--- begin ---

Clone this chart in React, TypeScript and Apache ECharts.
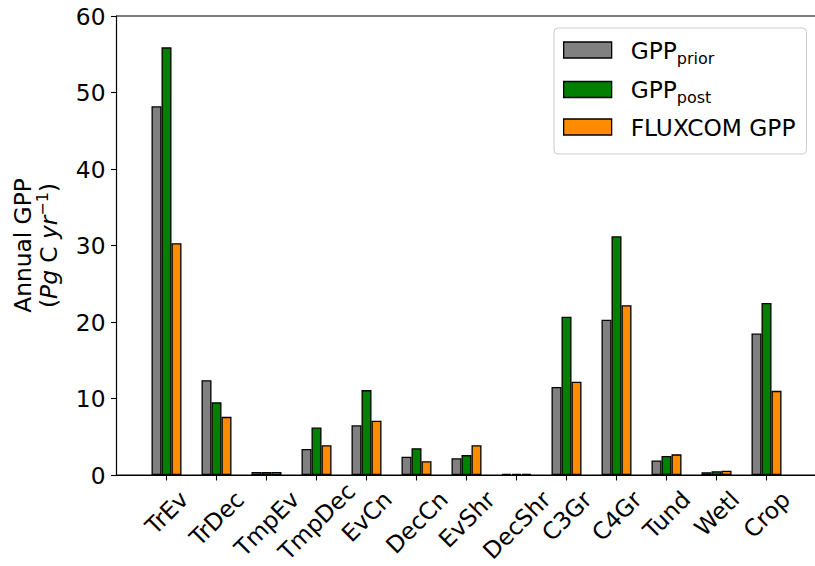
import React, { useEffect, useRef } from "react";
import * as echarts from "echarts";

const categories = ["TrEv", "TrDec", "TmpEv", "TmpDec", "EvCn", "DecCn", "EvShr", "DecShr", "C3Gr", "C4Gr", "Tund", "Wetl", "Crop"];
const gppPrior = [48.2, 12.4, 0.4, 3.4, 6.5, 2.4, 2.2, 0.15, 11.5, 20.3, 1.9, 0.37, 18.5];
const gppPost = [55.9, 9.5, 0.4, 6.2, 11.1, 3.5, 2.6, 0.15, 20.7, 31.2, 2.5, 0.5, 22.5];
const fluxcom = [30.3, 7.6, 0.4, 3.9, 7.1, 1.8, 3.9, 0.15, 12.2, 22.2, 2.7, 0.55, 11.0];
const yTicks = [0, 10, 20, 30, 40, 50, 60];

const FONT = "DejaVu Sans";
const FS = 23.3;
const LABEL_MARGIN = 30;

export default function App() {
  const ref = useRef<HTMLDivElement>(null);
  useEffect(() => {
    if (!ref.current) return;
    const chart = echarts.init(ref.current, undefined, { renderer: "svg" });
    const cvs = document.createElement("canvas");
    const ctx = cvs.getContext("2d")!;
    ctx.font = `${FS}px "${FONT}"`;
    const h = FS * 1.164;
    const axisY = 475;
    const rich: Record<string, any> = {};
    categories.forEach((c, i) => {
      const w = ctx.measureText(c).width;
      const half = (w + h) / (2 * Math.SQRT2);
      let center = 10.5 + half;
      // keep rotated text box inside the page
      const maxCenter = 565 - axisY - half;
      if (center > maxCenter) center = maxCenter;
      const dy = Math.max(0, center - LABEL_MARGIN);
      const p = Math.SQRT2 * dy;
      rich["c" + i] = {
        fontFamily: FONT,
        fontSize: FS,
        color: "#000",
        padding: [p, p, 0, 0],
      };
    });
    const idx = categories.map((_, i) => i);
    const mk = (name: string, data: number[], color: string) => ({
      name,
      type: "bar",
      data: data.map((v, i) => [i, v]),
      barWidth: 10,
      barGap: "0%",
      itemStyle: { color, borderColor: "#000", borderWidth: 1.3 },
      emphasis: { disabled: true },
    });
    chart.setOption({
      animation: false,
      grid: {
        left: 116.5,
        top: 16,
        width: 700,
        height: 459,
        outerBoundsMode: "none",
        containLabel: false,
        show: true,
        borderColor: "#000",
        borderWidth: 1.1,
        backgroundColor: "transparent",
      },
      legend: {
        orient: "vertical",
        left: 554,
        top: 28,
        padding: [6, 11, 13, 9],
        itemWidth: 48,
        itemHeight: 16,
        itemGap: 7.5,
        icon: "rect",
        selectedMode: false,
        borderColor: "#cccccc",
        borderWidth: 1,
        borderRadius: 4,
        backgroundColor: "rgba(255,255,255,0.8)",
        itemStyle: { borderColor: "#000", borderWidth: 1.3 },
        formatter: (name: string) => {
          if (name === "GPP prior") return "{m|GPP}{s|prior}";
          if (name === "GPP post") return "{m|GPP}{s|post}";
          return "{m|" + name + "}";
        },
        textStyle: {
          fontFamily: FONT,
          fontSize: FS,
          color: "#000",
          lineHeight: 28,
          rich: {
            m: { fontFamily: FONT, fontSize: FS, color: "#000", lineHeight: 28, padding: [0, 0, 0, 14] },
            s: { fontFamily: FONT, fontSize: 16, color: "#000", lineHeight: 14, padding: [16, 0, 0, 0] },
          },
        },
      },
      xAxis: {
        type: "value",
        min: -1,
        max: 13,
        splitLine: { show: false },
        axisLine: { show: true, onZero: false, lineStyle: { color: "#000", width: 1.1 } },
        axisTick: { show: true, length: 5.5, customValues: idx, lineStyle: { color: "#000", width: 1.1 } },
        axisLabel: {
          customValues: idx,
          rotate: 45,
          margin: LABEL_MARGIN,
          align: "center",
          verticalAlign: "middle",
          formatter: (v: number) => {
            const i = Math.round(v);
            return categories[i] !== undefined ? `{c${i}|${categories[i]}}` : "";
          },
          rich,
        },
      },
      yAxis: {
        type: "value",
        min: 0,
        max: 60,
        interval: 10,
        splitLine: { show: false },
        axisLine: { show: true, onZero: false, lineStyle: { color: "#000", width: 1.1 } },
        axisTick: { show: true, length: 5.5, lineStyle: { color: "#000", width: 1.1 } },
        axisLabel: {
          margin: 11,
          fontFamily: FONT,
          fontSize: FS,
          color: "#000",
          formatter: (v: number) => (yTicks.includes(v) ? String(v) : ""),
        },
        name: "{n|Annual GPP}\n{n|(}{i|Pg}{n| C }{i|yr}{sup|−1}{n|)}",
        nameLocation: "middle",
        nameRotate: 90,
        nameGap: 55,
        nameTextStyle: {
          fontFamily: FONT,
          fontSize: FS,
          color: "#000",
          lineHeight: 26,
          rich: {
            n: { fontFamily: FONT, fontSize: FS, color: "#000", lineHeight: 26 },
            i: { fontFamily: FONT, fontSize: FS, fontStyle: "italic", color: "#000", lineHeight: 26 },
            sup: { fontFamily: FONT, fontSize: 16, color: "#000", lineHeight: 14, padding: [0, 0, 12, 0] },
          },
        },
      },
      series: [
        mk("GPP prior", gppPrior, "#808080"),
        mk("GPP post", gppPost, "#008000"),
        mk("FLUXCOM GPP", fluxcom, "#ff8c00"),
      ],
    });
    return () => chart.dispose();
  }, []);
  return <div ref={ref} style={{ width: 815, height: 566, position: "absolute", left: 0, top: 0 }} />;
}
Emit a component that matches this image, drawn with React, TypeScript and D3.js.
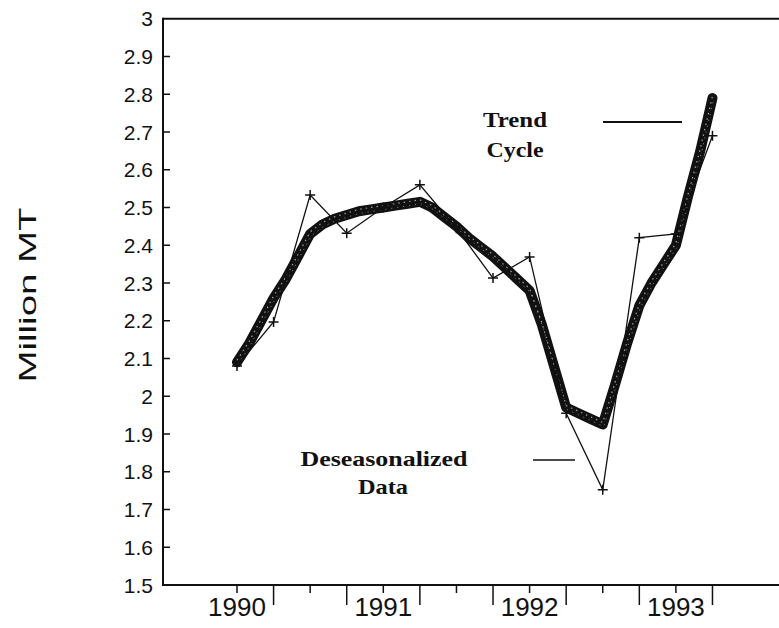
import React from 'react';
import * as d3 from 'd3';

// ---- data ----
const yearLabels = [1990, 1991, 1992, 1993];
const quarterTicks = [1990, 1990.25, 1990.5, 1990.75, 1991, 1991.25, 1991.5, 1991.75, 1992, 1992.25, 1992.5, 1992.75, 1993, 1993.25];
const yTickValues = [1.5, 1.6, 1.7, 1.8, 1.9, 2, 2.1, 2.2, 2.3, 2.4, 2.5, 2.6, 2.7, 2.8, 2.9, 3];

// Trend-cycle, monthly from Jan 1990
const trendStart = 1990;
const trendValues = [
  2.09, 2.14, 2.2, 2.26, 2.31, 2.37, 2.43, 2.455, 2.47, 2.48, 2.49, 2.495,
  2.5, 2.505, 2.51, 2.515, 2.5, 2.475, 2.45, 2.42, 2.395, 2.37, 2.34, 2.31,
  2.28, 2.19, 2.08, 1.97, 1.955, 1.94, 1.925, 2.03, 2.14, 2.24, 2.3, 2.35,
  2.4, 2.53, 2.65, 2.79,
];

// Deseasonalized data, quarterly from 1990 Q1
const deseasStart = 1990;
const deseasValues = [
  2.08, 2.197, 2.533, 2.432, 2.5, 2.56, 2.445, 2.313, 2.369, 1.955, 1.752, 2.42, 2.43, 2.69,
];

const W = 779;
const H = 628;
const axisX = 163;
const axisBottom = 585;
const rightEdge = 779;

export default function App() {
  const x = d3.scaleLinear().domain([1990, 1994]).range([237, 237 + 4 * 146.3]);
  const y = d3.scaleLinear().domain([1.5, 3]).range([axisBottom, 18.75]);

  const trendPts = trendValues.map((v, i) => [trendStart + i / 12, v] as [number, number]);
  const deseasPts = deseasValues.map((v, i) => [deseasStart + i / 4, v] as [number, number]);

  const line = d3
    .line<[number, number]>()
    .x((d) => x(d[0]))
    .y((d) => y(d[1]));

  const tickFont = "'Liberation Sans', Arial, sans-serif";
  const serif = "'Liberation Serif', 'Times New Roman', serif";
  const trendD = line(trendPts) || '';

  return (
    <svg
      width={W}
      height={H}
      viewBox={`0 0 ${W} ${H}`}
      style={{ position: 'absolute', left: 0, top: 0, background: '#fff' }}
    >
      <rect x={0} y={0} width={W} height={H} fill="#fff" />

      {/* frame */}
      <line x1={axisX} y1={y(3)} x2={rightEdge} y2={y(3)} stroke="#111" strokeWidth={2} />
      <line x1={axisX} y1={axisBottom} x2={rightEdge} y2={axisBottom} stroke="#111" strokeWidth={2} />
      <line x1={axisX} y1={y(3) - 1} x2={axisX} y2={axisBottom + 1} stroke="#111" strokeWidth={2} />

      {/* y ticks */}
      {yTickValues.map((v) => (
        <g key={v}>
          {v > 1.5 && v < 3 && (
            <line x1={axisX} x2={axisX + 7} y1={y(v)} y2={y(v)} stroke="#111" strokeWidth={1.5} />
          )}
          <text
            x={153}
            y={y(v)}
            textAnchor="end"
            dominantBaseline="central"
            fontFamily={tickFont}
            fontSize={21}
            fill="#111"
          >
            {d3.format('~g')(v)}
          </text>
        </g>
      ))}

      {/* x ticks */}
      {quarterTicks.map((t, i) => (
        <line
          key={t}
          x1={x(t)}
          x2={x(t)}
          y1={axisBottom}
          y2={axisBottom + (i % 2 === 1 ? 20 : 8)}
          stroke="#111"
          strokeWidth={1.5}
        />
      ))}
      {yearLabels.map((yr) => (
        <text
          key={yr}
          x={x(yr)}
          y={616}
          textAnchor="middle"
          fontFamily={tickFont}
          fontSize={26}
          fill="#111"
        >
          {yr}
        </text>
      ))}

      {/* y axis title */}
      <text
        transform="translate(36,295) rotate(-90)"
        textAnchor="middle"
        fontFamily={tickFont}
        fontSize={24}
        textLength={175}
        lengthAdjust="spacingAndGlyphs"
        fill="#111"
      >
        Million MT
      </text>

      {/* trend-cycle (thick band of overlapping markers) */}
      <path d={trendD} fill="none" stroke="#111" strokeWidth={10} strokeLinejoin="round" strokeLinecap="round" />
      <path
        d={trendD}
        fill="none"
        stroke="#fff"
        strokeWidth={1.2}
        strokeDasharray="1.5 4"
        opacity={0.6}
        transform="translate(0,-2)"
      />
      <path
        d={trendD}
        fill="none"
        stroke="#fff"
        strokeWidth={1}
        strokeDasharray="1 5"
        opacity={0.5}
        transform="translate(1,2)"
      />

      {/* deseasonalized data */}
      <path d={line(deseasPts) || ''} fill="none" stroke="#111" strokeWidth={1.3} />
      {deseasPts.map((d, i) => (
        <path
          key={i}
          transform={`translate(${x(d[0])},${y(d[1])})`}
          d="M-5,0H5M0,-5V5"
          stroke="#111"
          strokeWidth={1.5}
        />
      ))}

      {/* annotations */}
      <text x={515} y={127} textAnchor="middle" fontFamily={serif} fontWeight="bold" fontSize={20} textLength={64} lengthAdjust="spacingAndGlyphs" fill="#111">
        Trend
      </text>
      <text x={515} y={157} textAnchor="middle" fontFamily={serif} fontWeight="bold" fontSize={20} textLength={57} lengthAdjust="spacingAndGlyphs" fill="#111">
        Cycle
      </text>
      <line x1={603} x2={682} y1={122} y2={122} stroke="#111" strokeWidth={2.2} />

      <text x={384} y={466} textAnchor="middle" fontFamily={serif} fontWeight="bold" fontSize={21} textLength={167} lengthAdjust="spacingAndGlyphs" fill="#111">
        Deseasonalized
      </text>
      <text x={383} y={494} textAnchor="middle" fontFamily={serif} fontWeight="bold" fontSize={21} textLength={50} lengthAdjust="spacingAndGlyphs" fill="#111">
        Data
      </text>
      <line x1={533} x2={575} y1={460} y2={460} stroke="#111" strokeWidth={1.5} />
    </svg>
  );
}
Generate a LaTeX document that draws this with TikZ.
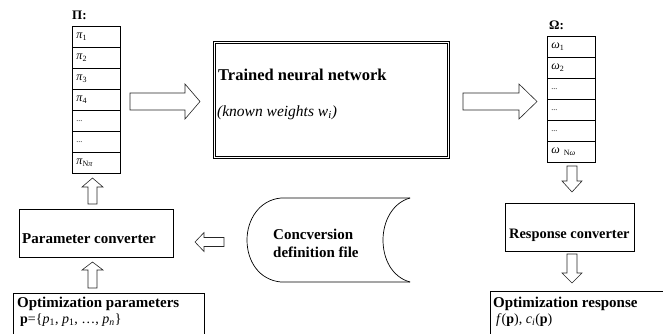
\documentclass[tikz,border=0pt]{standalone}
\usepackage{fontspec}
\setmainfont{Liberation Serif}
\newcommand\BlockArrowH[6]{% x-start, x-tip, x-headbase, y-centre, shaft half-width, head half-width
  \draw[blk] ({#1},{#4-#5}) -- ({#3},{#4-#5}) -- ({#3},{#4-#6}) -- ({#2},{#4})
    -- ({#3},{#4+#6}) -- ({#3},{#4+#5}) -- ({#1},{#4+#5}) -- cycle;}
\newcommand\BlockArrowV[6]{% y-start, y-tip, y-headbase, x-centre, shaft half-width, head half-width
  \draw[blk] ({#4-#5},{#1}) -- ({#4-#5},{#3}) -- ({#4-#6},{#3}) -- ({#4},{#2})
    -- ({#4+#6},{#3}) -- ({#4+#5},{#3}) -- ({#4+#5},{#1}) -- cycle;}
\begin{document}
\begin{tikzpicture}[x=1pt,y=-1pt,
  blk/.style={draw=black!85,line width=0.6pt,fill=white,line join=miter},
  cell/.style={draw,line width=0.7pt,minimum height=21pt,text width=40pt,
    inner xsep=4pt,inner ysep=0pt,align=left,anchor=north west,
    font=\fontsize{12}{14}\selectfont},
  box/.style={draw,line width=0.7pt,anchor=north west,inner sep=0pt},
  lbl/.style={font=\fontsize{15}{17}\selectfont\bfseries,inner sep=0pt,anchor=west},
  sub/.style={font=\fontsize{14}{16}\selectfont,inner sep=0pt,anchor=west},
  head/.style={font=\fontsize{13}{15}\selectfont\bfseries,inner sep=0pt,anchor=west}]
\useasboundingbox (0,0) rectangle (663,333);
\clip (0,0) rectangle (663,333);

% ---- input vector Pi ----
\node[head] (pilab) at (72,15) {Π:};
\node[cell] (p1) at (72,26) {\textit{π}\textsubscript{1}};
\node[cell] (p2) at (72,47) {\textit{π}\textsubscript{2}};
\node[cell] (p3) at (72,68) {\textit{π}\textsubscript{3}};
\node[cell] (p4) at (72,89) {\textit{π}\textsubscript{4}};
\node[cell] (p5) at (72,110) {\fontsize{8}{10}\selectfont ...};
\node[cell] (p6) at (72,131) {\fontsize{8}{10}\selectfont ...};
\node[cell] (p7) at (72,152) {\textit{π}\textsubscript{N\textit{π}}};

% ---- network ----
\node[box,double,double distance=1.6pt,minimum width=234pt,minimum height=115pt] (nn) at (214,42) {};
\node[lbl,font=\fontsize{16.5}{18}\selectfont\bfseries] (nnt) at (218,75) {Trained neural network};
\node[lbl,font=\fontsize{15.5}{18}\selectfont\itshape] (nnw) at (217,113) {(known weights \textit{w}\textsubscript{\textit{i}})};

% ---- output vector Omega ----
\node[head] (omlab) at (549,25) {Ω:};
\node[cell] (o1) at (547,36) {\textit{ω}\textsubscript{1}};
\node[cell] (o2) at (547,57) {\textit{ω}\textsubscript{2}};
\node[cell] (o3) at (547,78) {\fontsize{8}{10}\selectfont ...};
\node[cell] (o4) at (547,99) {\fontsize{8}{10}\selectfont ...};
\node[cell] (o5) at (547,120) {\fontsize{8}{10}\selectfont ...};
\node[cell] (o6) at (547,141) {\textit{ω}\textsubscript{ N\textit{ω}}};

% ---- converters ----
\node[box,minimum width=154pt,minimum height=48pt] (pc) at (19,209) {};
\node[lbl] (pct) at (22,239) {Parameter converter};
\node[box,minimum width=129pt,minimum height=48pt] (rc) at (505,203) {};
\node[lbl,font=\fontsize{14.4}{17}\selectfont\bfseries] (rct) at (509,235) {Response converter};

% ---- conversion definition file (stored data) ----
\draw[line width=0.7pt] (410,198) -- (281,198) .. controls (259,200) and (247,220) .. (247,240)
  .. controls (247,261) and (259,280) .. (281,282) -- (410,282);
\draw[line width=0.7pt] (410,198) .. controls (392,203) and (383,222) .. (383,240)
  .. controls (383,259) and (392,277) .. (410,282);
\node[lbl,align=left,font=\fontsize{15}{18}\selectfont\bfseries] (cdf) at (273,243) {Concversion\\definition file};

% ---- optimisation interface ----
\node[box,minimum width=191pt,minimum height=60pt] (op) at (13,293) {};
\node[lbl] (opt) at (17,304) {Optimization parameters};
\node[sub] (opp) at (20,320) {\textbf{p}=\{\textit{p}\textsubscript{1}, \textit{p}\textsubscript{1}, …, \textit{p}\textsubscript{\textit{n}}\}};
\node[box,minimum width=190pt,minimum height=60pt] (or) at (490,291) {};
\node[lbl] (ort) at (493,304) {Optimization response};
\node[sub] (orp) at (496,320) {\textit{f}(\textbf{p}), \textit{c}\textsubscript{\textit{i}}(\textbf{p})};

% ---- block arrows ----
\BlockArrowH{130}{200}{185}{101.5}{8.5}{17.5}
\BlockArrowH{463}{537}{519}{101.5}{8.5}{17.5}
\BlockArrowH{224}{195}{204}{242}{4.5}{9.5}
\BlockArrowV{204}{178}{187}{92.5}{4.5}{10.5}
\BlockArrowV{288}{262}{270}{92.5}{4.5}{10.5}
\BlockArrowV{166}{192}{181}{572}{5}{10}
\BlockArrowV{254}{283}{273}{572}{5}{10}
\end{tikzpicture}
\end{document}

--- end ---

Leave the pictures out and please restate exactly the lines running from the start of the material through the one with "const LABEL_MARGIN = 30;".

Clone this chart in React, TypeScript and Apache ECharts.
import React, { useEffect, useRef } from "react";
import * as echarts from "echarts";

const categories = ["TrEv", "TrDec", "TmpEv", "TmpDec", "EvCn", "DecCn", "EvShr", "DecShr", "C3Gr", "C4Gr", "Tund", "Wetl", "Crop"];
const gppPrior = [48.2, 12.4, 0.4, 3.4, 6.5, 2.4, 2.2, 0.15, 11.5, 20.3, 1.9, 0.37, 18.5];
const gppPost = [55.9, 9.5, 0.4, 6.2, 11.1, 3.5, 2.6, 0.15, 20.7, 31.2, 2.5, 0.5, 22.5];
const fluxcom = [30.3, 7.6, 0.4, 3.9, 7.1, 1.8, 3.9, 0.15, 12.2, 22.2, 2.7, 0.55, 11.0];
const yTicks = [0, 10, 20, 30, 40, 50, 60];

const FONT = "DejaVu Sans";
const FS = 23.3;
const LABEL_MARGIN = 30;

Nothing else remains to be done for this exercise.